3.) Kostenverteilung und Anreizprogramme
Die erheblichen Mehrkosten für die Beimischung von SAF sollten gleich-mäßig auf die europäische Luftfrachtbranche verteilt werden. Instrumentarien wie die Überarbeitung der Energiesteuerrichtlinie der EU, die ReFuelEU Aviation Initiative sowie die Revision der Erneuerbaren-Energie-Richtlinie (RED II) können hierbei unterstützend wirken.
4.) Steigerung der Produktionskapazitäten
Die Produktionskapazitäten für ökologisch nachhaltige Flugkraftstoffe müssen durch staatliche Anreize erheblich gesteigert werden. Ziel ist es, international konkurrenzfähige Preise und ausreichende Verfügbarkeit zu gewährleisten.

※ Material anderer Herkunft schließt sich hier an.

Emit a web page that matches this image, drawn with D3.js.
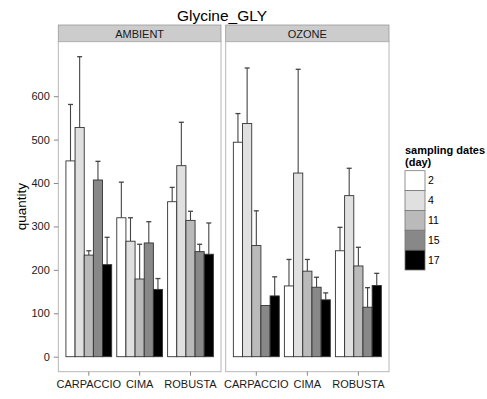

5.) Verknüpfung von Klimaschutz und Güternachfrage
Die Politik muss gemeinsam mit der Luftfrachtbranche ein Instrumentarium entwickeln, um die wachsende Güternachfrage mit höherer Klimaeffizienz in Einklang zu bringen.
Fazit:
Die Dekarbonisierung der Luftfahrt, insbesondere der Luftfracht, ist eine immense Herausforderung, bietet jedoch die Chance, nachhaltige und wettbewerbsfähige Lösungen zu entwickeln. Dies erfordert jedoch ein koordiniertes Vorgehen zwischen Politik und Wirtschaft. Die Umsetzung der Forderungen des DSLV kann einen wesentlichen Beitrag darstellen, um die Klimaziele zu erreichen, ohne die Branche zu schwächen.